-- Start --

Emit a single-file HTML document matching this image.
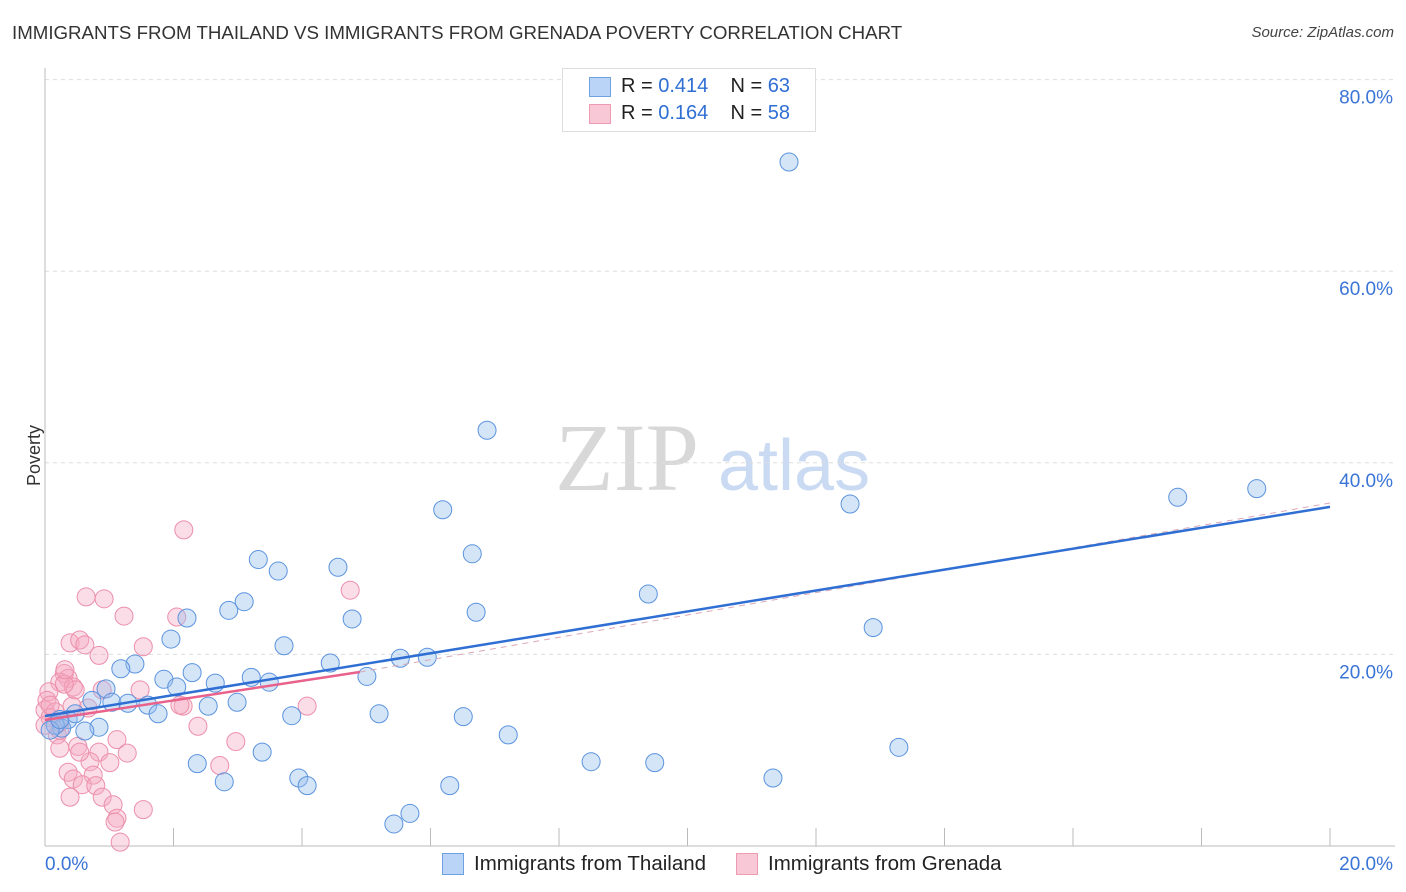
<!DOCTYPE html>
<html><head><meta charset="utf-8"><style>
body{margin:0;background:#fff;font-family:"Liberation Sans",sans-serif}
#wrap{position:relative;width:1406px;height:892px;overflow:hidden}
.t{position:absolute;white-space:nowrap}
</style></head><body>
<div id="wrap">
<div class="t" style="left:12px;top:22px;font-size:18.7px;color:#333">IMMIGRANTS FROM THAILAND VS IMMIGRANTS FROM GRENADA POVERTY CORRELATION CHART</div>
<div class="t" style="right:12px;top:24px;font-size:15px;color:#444;font-style:italic">Source: ZipAtlas.com</div>
<div class="t" style="left:4px;top:445px;font-size:18px;color:#333;transform:rotate(-90deg);transform-origin:center">Poverty</div>
<svg id="svg" width="1406" height="892" style="position:absolute;left:0;top:0"></svg>
<div style="position:absolute;left:562px;top:68px;width:252px;height:62px;border:1px solid #ddd;background:#fff;font-size:20px;color:#222">
 <div style="position:absolute;left:26px;top:8px;width:20px;height:18px;background:#b9d4f6;border:1px solid #6fa0e0"></div>
 <div class="t" style="left:58px;top:6px">R = <span style="color:#2f6fd3">0.414</span>&nbsp;&nbsp;&nbsp; N = <span style="color:#2f6fd3">63</span></div>
 <div style="position:absolute;left:26px;top:35px;width:20px;height:18px;background:#f9c8d6;border:1px solid #ee9ab3"></div>
 <div class="t" style="left:58px;top:33px">R = <span style="color:#2f6fd3">0.164</span>&nbsp;&nbsp;&nbsp; N = <span style="color:#2f6fd3">58</span></div>
</div>
<div style="position:absolute;left:442px;top:853px;font-size:20.5px;color:#222">
 <div style="position:absolute;left:0;top:0;width:20px;height:20px;background:#b9d4f6;border:1px solid #6fa0e0"></div>
 <div class="t" style="left:32px;top:-1px">Immigrants from Thailand</div></div>
<div style="position:absolute;left:736px;top:853px;font-size:20.5px;color:#222">
 <div style="position:absolute;left:0;top:0;width:20px;height:20px;background:#f9c8d6;border:1px solid #ee9ab3"></div>
 <div class="t" style="left:32px;top:-1px">Immigrants from Grenada</div></div>
</div>
<script>
const blueX=[11.58,6.88,6.19,12.53,17.63,18.86,6.65,3.32,3.63,4.56,3.10,2.86,2.21,4.78,6.71,9.39,12.89,1.96,3.72,1.40,1.18,4.44,5.53,5.95,5.01,2.29,1.85,2.05,2.65,3.21,3.49,0.95,0.73,1.04,1.29,1.60,2.54,2.99,1.76,3.84,5.20,6.51,7.21,13.29,3.38,0.84,0.62,0.36,0.26,0.16,0.08,0.47,2.37,2.79,3.95,4.08,6.30,8.50,9.49,11.33,5.68,5.43,0.23];
const blueY=[71.4,43.4,35.1,35.7,36.4,37.3,30.5,29.9,28.7,29.1,25.5,24.6,23.8,23.7,24.4,26.3,22.8,21.6,20.9,19.0,18.5,19.1,19.6,19.7,17.7,18.1,17.4,16.6,17.0,17.6,17.1,16.4,15.2,15.0,14.9,14.7,14.6,15.0,13.8,13.6,13.8,13.5,11.6,10.3,9.8,12.4,12.0,13.2,12.3,12.6,12.1,13.8,8.6,6.7,7.1,6.3,6.3,8.8,8.7,7.1,3.4,2.3,13.2];
const pinkX=[2.16,4.75,0.64,0.92,1.23,2.05,1.53,0.39,0.54,0.62,0.84,0.30,0.36,0.23,0.44,0.47,0.30,0.06,0.03,0.89,0.67,0.42,0.00,0.16,0.08,0.23,0.19,0.23,0.51,1.12,1.28,2.15,4.08,2.38,2.97,2.72,0.84,1.01,0.70,0.75,0.36,0.44,0.58,0.79,0.39,0.89,1.06,1.53,1.12,1.09,1.17,0.54,0.23,0.00,1.48,0.31,0.08,2.10];
const pinkY=[33.0,26.7,26.0,25.8,24.0,23.9,20.8,21.2,21.5,21.0,19.9,18.0,17.5,17.1,16.6,16.3,16.9,16.1,15.2,16.3,14.4,14.6,14.2,14.0,13.4,12.9,11.6,10.2,10.4,11.1,9.7,14.6,14.6,12.5,10.9,8.4,9.8,8.7,8.8,7.4,7.7,7.0,6.4,6.3,5.1,5.1,4.3,3.8,2.9,2.5,0.4,9.8,12.1,12.6,16.3,18.4,14.7,14.7];
const yTicks=[20,40,60,80];
const xTicks=[0,20];
const blueTrend=[13.57,35.4];
const pinkTrend=[13.15,18.16,4.9];
const X=v=>45+v*64.25, Y=v=>846-v*9.58;
const NS="http://www.w3.org/2000/svg", svg=document.getElementById('svg');
function mk(t,a){const e=document.createElementNS(NS,t);for(const k in a)e.setAttribute(k,a[k]);svg.appendChild(e);return e;}
let w=mk('text',{x:555,y:490,'font-size':96,fill:'#d8d8d8','font-family':'Liberation Serif,serif'});w.textContent='ZIP';


w=mk('text',{x:718,y:490,'font-size':72,fill:'#c9daf2','font-family':'Liberation Sans,sans-serif'});w.textContent='atlas';


for(const t of yTicks){
 const l=mk('line',{x1:45,x2:1395,y1:Y(t),y2:Y(t),stroke:'#ddd','stroke-dasharray':'4,4'});
 
 
 const tx=mk('text',{x:1393,y:Y(t)+24,'text-anchor':'end','font-size':19,fill:'#3a74d6','font-family':'Liberation Sans,sans-serif'});
 tx.textContent=t.toFixed(1)+'%';
 
 
}
let ax=mk('line',{x1:45,x2:45,y1:68,y2:846,stroke:'#bbb'});


ax=mk('line',{x1:45,x2:1395,y1:846,y2:846,stroke:'#bbb'});


for(let i=0;i<=10;i++){const x=X(i*2);const tk=mk('line',{x1:x,x2:x,y1:828,y2:846,stroke:'#bbb'});
 
 }
xTicks.forEach((t,i)=>{const tx=mk('text',{x:i?1393:45,y:870,'text-anchor':i?'end':'start','font-size':19,fill:'#3a74d6','font-family':'Liberation Sans,sans-serif'});
 tx.textContent=t.toFixed(1)+'%';
 
 });
pinkX.forEach((x,i)=>{const c=mk('circle',{cx:X(x),cy:Y(pinkY[i]),r:9,fill:'rgba(246,170,195,0.4)',stroke:'#ec8fab','stroke-width':1});
 
 });
blueX.forEach((x,i)=>{const c=mk('circle',{cx:X(x),cy:Y(blueY[i]),r:9,fill:'rgba(150,190,238,0.4)',stroke:'#5b93de','stroke-width':1});
 
 });
let ln=mk('line',{x1:X(pinkTrend[2]),y1:Y(pinkTrend[1]),x2:X(20),y2:Y(35.8),stroke:'#d9a9b8','stroke-width':1,'stroke-dasharray':'6,5'});


ln=mk('line',{x1:X(0),y1:Y(pinkTrend[0]),x2:X(pinkTrend[2]),y2:Y(pinkTrend[1]),stroke:'#e8628c','stroke-width':2.5});


ln=mk('line',{x1:X(0),y1:Y(blueTrend[0]),x2:X(20),y2:Y(blueTrend[1]),stroke:'#2f6fd3','stroke-width':2.5});


</script>
</body></html>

-- End --

Your copy of the data above should match it exactly, except that pictures are left out.

▶ [Output for this task]
Emit a single-file HTML document matching this image.
<!DOCTYPE html>
<html><head><meta charset="utf-8"><style>
body{margin:0;background:#fff;font-family:"Liberation Sans",sans-serif}
#wrap{position:relative;width:1406px;height:892px;overflow:hidden}
.t{position:absolute;white-space:nowrap}
</style></head><body>
<div id="wrap">
<div class="t" style="left:12px;top:22px;font-size:18.7px;color:#333">IMMIGRANTS FROM THAILAND VS IMMIGRANTS FROM GRENADA POVERTY CORRELATION CHART</div>
<div class="t" style="right:12px;top:24px;font-size:15px;color:#444;font-style:italic">Source: ZipAtlas.com</div>
<div class="t" style="left:4px;top:445px;font-size:18px;color:#333;transform:rotate(-90deg);transform-origin:center">Poverty</div>
<svg id="svg" width="1406" height="892" style="position:absolute;left:0;top:0"></svg>
<div style="position:absolute;left:562px;top:68px;width:252px;height:62px;border:1px solid #ddd;background:#fff;font-size:20px;color:#222">
 <div style="position:absolute;left:26px;top:8px;width:20px;height:18px;background:#b9d4f6;border:1px solid #6fa0e0"></div>
 <div class="t" style="left:58px;top:6px">R = <span style="color:#2f6fd3">0.414</span>&nbsp;&nbsp;&nbsp; N = <span style="color:#2f6fd3">63</span></div>
 <div style="position:absolute;left:26px;top:35px;width:20px;height:18px;background:#f9c8d6;border:1px solid #ee9ab3"></div>
 <div class="t" style="left:58px;top:33px">R = <span style="color:#2f6fd3">0.164</span>&nbsp;&nbsp;&nbsp; N = <span style="color:#2f6fd3">58</span></div>
</div>
<div style="position:absolute;left:442px;top:853px;font-size:20.5px;color:#222">
 <div style="position:absolute;left:0;top:0;width:20px;height:20px;background:#b9d4f6;border:1px solid #6fa0e0"></div>
 <div class="t" style="left:32px;top:-1px">Immigrants from Thailand</div></div>
<div style="position:absolute;left:736px;top:853px;font-size:20.5px;color:#222">
 <div style="position:absolute;left:0;top:0;width:20px;height:20px;background:#f9c8d6;border:1px solid #ee9ab3"></div>
 <div class="t" style="left:32px;top:-1px">Immigrants from Grenada</div></div>
</div>
<script>
const blueX=[11.58,6.88,6.19,12.53,17.63,18.86,6.65,3.32,3.63,4.56,3.10,2.86,2.21,4.78,6.71,9.39,12.89,1.96,3.72,1.40,1.18,4.44,5.53,5.95,5.01,2.29,1.85,2.05,2.65,3.21,3.49,0.95,0.73,1.04,1.29,1.60,2.54,2.99,1.76,3.84,5.20,6.51,7.21,13.29,3.38,0.84,0.62,0.36,0.26,0.16,0.08,0.47,2.37,2.79,3.95,4.08,6.30,8.50,9.49,11.33,5.68,5.43,0.23];
const blueY=[71.4,43.4,35.1,35.7,36.4,37.3,30.5,29.9,28.7,29.1,25.5,24.6,23.8,23.7,24.4,26.3,22.8,21.6,20.9,19.0,18.5,19.1,19.6,19.7,17.7,18.1,17.4,16.6,17.0,17.6,17.1,16.4,15.2,15.0,14.9,14.7,14.6,15.0,13.8,13.6,13.8,13.5,11.6,10.3,9.8,12.4,12.0,13.2,12.3,12.6,12.1,13.8,8.6,6.7,7.1,6.3,6.3,8.8,8.7,7.1,3.4,2.3,13.2];
const pinkX=[2.16,4.75,0.64,0.92,1.23,2.05,1.53,0.39,0.54,0.62,0.84,0.30,0.36,0.23,0.44,0.47,0.30,0.06,0.03,0.89,0.67,0.42,0.00,0.16,0.08,0.23,0.19,0.23,0.51,1.12,1.28,2.15,4.08,2.38,2.97,2.72,0.84,1.01,0.70,0.75,0.36,0.44,0.58,0.79,0.39,0.89,1.06,1.53,1.12,1.09,1.17,0.54,0.23,0.00,1.48,0.31,0.08,2.10];
const pinkY=[33.0,26.7,26.0,25.8,24.0,23.9,20.8,21.2,21.5,21.0,19.9,18.0,17.5,17.1,16.6,16.3,16.9,16.1,15.2,16.3,14.4,14.6,14.2,14.0,13.4,12.9,11.6,10.2,10.4,11.1,9.7,14.6,14.6,12.5,10.9,8.4,9.8,8.7,8.8,7.4,7.7,7.0,6.4,6.3,5.1,5.1,4.3,3.8,2.9,2.5,0.4,9.8,12.1,12.6,16.3,18.4,14.7,14.7];
const yTicks=[20,40,60,80];
const xTicks=[0,20];
const blueTrend=[13.57,35.4];
const pinkTrend=[13.15,18.16,4.9];
const X=v=>45+v*64.25, Y=v=>846-v*9.58;
const NS="http://www.w3.org/2000/svg", svg=document.getElementById('svg');
function mk(t,a){const e=document.createElementNS(NS,t);for(const k in a)e.setAttribute(k,a[k]);svg.appendChild(e);return e;}
let w=mk('text',{x:555,y:490,'font-size':96,fill:'#d8d8d8','font-family':'Liberation Serif,serif'});w.textContent='ZIP';


w=mk('text',{x:718,y:490,'font-size':72,fill:'#c9daf2','font-family':'Liberation Sans,sans-serif'});w.textContent='atlas';


for(const t of yTicks){
 const l=mk('line',{x1:45,x2:1395,y1:Y(t),y2:Y(t),stroke:'#ddd','stroke-dasharray':'4,4'});
 
 
 const tx=mk('text',{x:1393,y:Y(t)+24,'text-anchor':'end','font-size':19,fill:'#3a74d6','font-family':'Liberation Sans,sans-serif'});
 tx.textContent=t.toFixed(1)+'%';
 
 
}
let ax=mk('line',{x1:45,x2:45,y1:68,y2:846,stroke:'#bbb'});


ax=mk('line',{x1:45,x2:1395,y1:846,y2:846,stroke:'#bbb'});


for(let i=0;i<=10;i++){const x=X(i*2);const tk=mk('line',{x1:x,x2:x,y1:828,y2:846,stroke:'#bbb'});
 
 }
xTicks.forEach((t,i)=>{const tx=mk('text',{x:i?1393:45,y:870,'text-anchor':i?'end':'start','font-size':19,fill:'#3a74d6','font-family':'Liberation Sans,sans-serif'});
 tx.textContent=t.toFixed(1)+'%';
 
 });
pinkX.forEach((x,i)=>{const c=mk('circle',{cx:X(x),cy:Y(pinkY[i]),r:9,fill:'rgba(246,170,195,0.4)',stroke:'#ec8fab','stroke-width':1});
 
 });
blueX.forEach((x,i)=>{const c=mk('circle',{cx:X(x),cy:Y(blueY[i]),r:9,fill:'rgba(150,190,238,0.4)',stroke:'#5b93de','stroke-width':1});
 
 });
let ln=mk('line',{x1:X(pinkTrend[2]),y1:Y(pinkTrend[1]),x2:X(20),y2:Y(35.8),stroke:'#d9a9b8','stroke-width':1,'stroke-dasharray':'6,5'});


ln=mk('line',{x1:X(0),y1:Y(pinkTrend[0]),x2:X(pinkTrend[2]),y2:Y(pinkTrend[1]),stroke:'#e8628c','stroke-width':2.5});


ln=mk('line',{x1:X(0),y1:Y(blueTrend[0]),x2:X(20),y2:Y(blueTrend[1]),stroke:'#2f6fd3','stroke-width':2.5});


</script>
</body></html>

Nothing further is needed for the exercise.